_EXERCISE PROMPT_
What lines of the data include the string "this"? Copy them all.

_EXCERPTED DATA_

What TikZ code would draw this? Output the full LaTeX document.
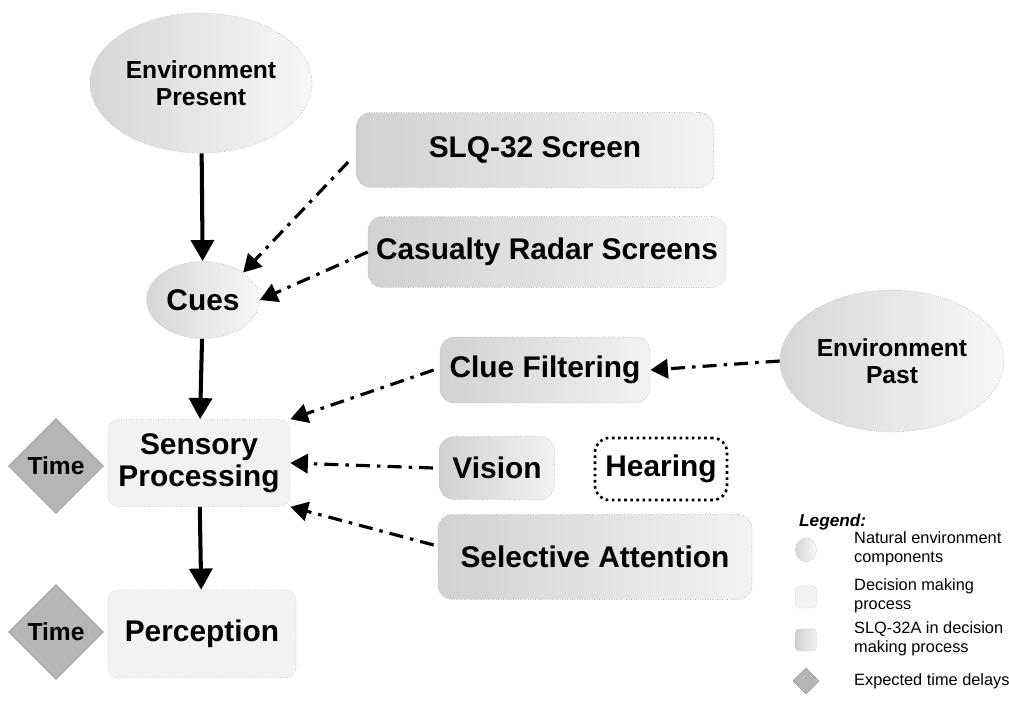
\documentclass[tikz,border=0pt]{standalone}
\usepackage{fontspec}
\setmainfont{Liberation Sans}
\usepackage{tikz}
\usetikzlibrary{shapes.geometric,arrows.meta}

\tikzset{
  natural/.style={ellipse, draw=gray!55, densely dotted, left color=gray!32, right color=gray!6, align=center, inner sep=0pt},
  decision/.style={rectangle, rounded corners=6pt, draw=gray!45, densely dotted, fill=gray!10, align=center},
  slqbox/.style={rectangle, rounded corners=8pt, draw=gray!55, densely dotted, left color=gray!36, right color=gray!10, align=center},
  delay/.style={diamond, draw=gray!75, fill=gray!58, inner sep=0pt, aspect=1},
  flow/.style={line width=2.3pt, -{Triangle[length=12pt,width=13pt]}},
  cue/.style={line width=1.8pt, dash pattern=on 8pt off 4pt on 2pt off 4pt, -{Triangle[length=10pt,width=11pt]}},
  big/.style={font=\fontsize{17}{18.5}\selectfont\bfseries},
  mid/.style={font=\fontsize{14}{15.5}\selectfont\bfseries},
  small/.style={font=\fontsize{9.3}{10.6}\selectfont, align=left, anchor=west}
}

\begin{document}
\begin{tikzpicture}[x=0.02cm,y=-0.02cm]
\useasboundingbox (0,0) rectangle (1009,709);

% natural environment
\node[natural, mid, minimum width=4.44cm, minimum height=2.8cm] (envpres) at (201,83) {Environment\\Present};
\node[natural, big, minimum width=2.26cm, minimum height=1.54cm] (cues) at (203,300) {Cues};
\node[natural, mid, minimum width=4.48cm, minimum height=2.84cm] (envpast) at (892,361) {Environment\\Past};

% SLQ-32 items
\node[slqbox, big, minimum width=7.14cm, minimum height=1.5cm] (slq) at (535,150) {SLQ-32 Screen};
\node[slqbox, big, minimum width=7.16cm, minimum height=1.42cm] (radar) at (547,252) {Casualty Radar Screens};
\node[slqbox, big, minimum width=4.2cm, minimum height=1.32cm] (clue) at (545,370) {Clue Filtering};
\node[slqbox, big, minimum width=2.3cm, minimum height=1.26cm] (vision) at (497,468) {Vision};
\node[rectangle, rounded corners=8pt, draw, line width=1.5pt, dotted, big, minimum width=2.64cm, minimum height=1.24cm] (hearing) at (661,469) {Hearing};
\node[slqbox, big, minimum width=6.28cm, minimum height=1.7cm] (attn) at (595,557) {Selective Attention};

% decision making
\node[decision, big, minimum width=3.64cm, minimum height=1.74cm] (sensory) at (199,463) {Sensory\\Processing};
\node[decision, big, minimum width=3.76cm, minimum height=1.76cm] (percept) at (202,634) {Perception};

% time delays
\node[delay, minimum size=1.9cm, font=\fontsize{14}{15}\selectfont\bfseries] (time1) at (56,466) {Time};
\node[delay, minimum size=1.9cm, font=\fontsize{14}{15}\selectfont\bfseries] (time2) at (56,632) {Time};

% connectors
\draw[flow] (envpres) -- (cues);
\draw[flow] (cues) -- (sensory);
\draw[flow] (sensory) -- (percept);
\draw[cue] (slq.west) ++(-8,12) coordinate (s1) (s1) -- (cues.north east);
\draw[cue] (radar.west) -- (cues.east);
\draw[cue] (clue.west) ++(-6,0) coordinate (c1) (c1) -- (sensory.north east);
\draw[cue] (vision.west) ++(-6,0) coordinate (v1) (v1) -- (sensory.east);
\draw[cue] (attn.west) ++(-4,-12) coordinate (a1) (a1) -- (sensory.south east);
\draw[cue] (envpast.west) -- (clue.east);

% legend
\node[anchor=west, font=\fontsize{9.8}{11}\selectfont\bfseries\itshape] (legend) at (793,522) {Legend:};
\node[natural, minimum width=0.42cm, minimum height=0.48cm] (leg1) at (806,550) {};
\node[small] (legt1) at (848,549) {Natural environment\\components};
\node[decision, rounded corners=2pt, minimum width=0.42cm, minimum height=0.44cm] (leg2) at (806,597) {};
\node[small] (legt2) at (848,596) {Decision making\\process};
\node[slqbox, rounded corners=2pt, minimum width=0.42cm, minimum height=0.44cm] (leg3) at (806,640) {};
\node[small] (legt3) at (848,639) {SLQ-32A in decision\\making process};
\node[delay, minimum size=0.52cm] (leg4) at (806,681) {};
\node[small] (legt4) at (848,681) {Expected time delays};
\end{tikzpicture}
\end{document}
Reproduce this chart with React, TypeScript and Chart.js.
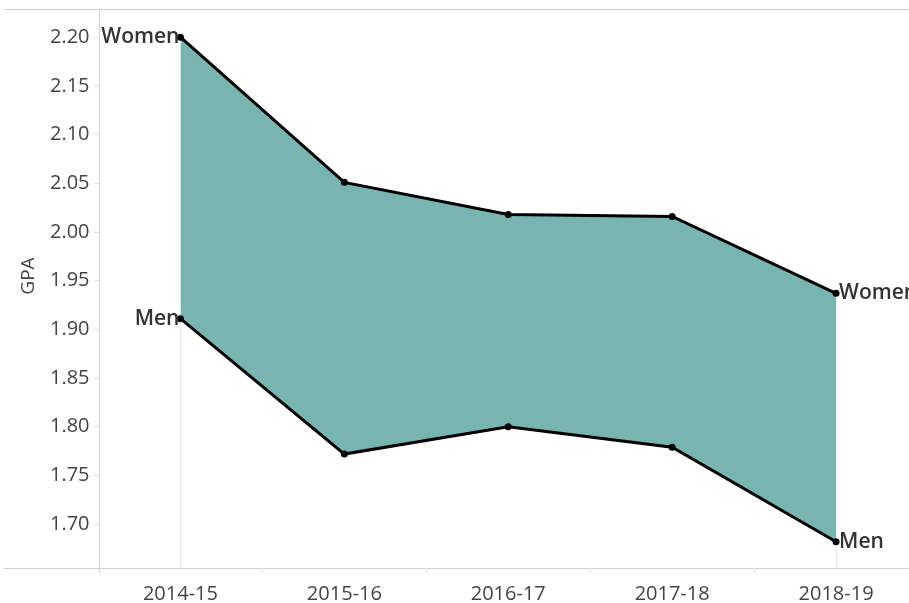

_SOLUTION_
What TikZ code would draw this? Output the full LaTeX document.
Reproduce this chart with React, TypeScript and Chart.js.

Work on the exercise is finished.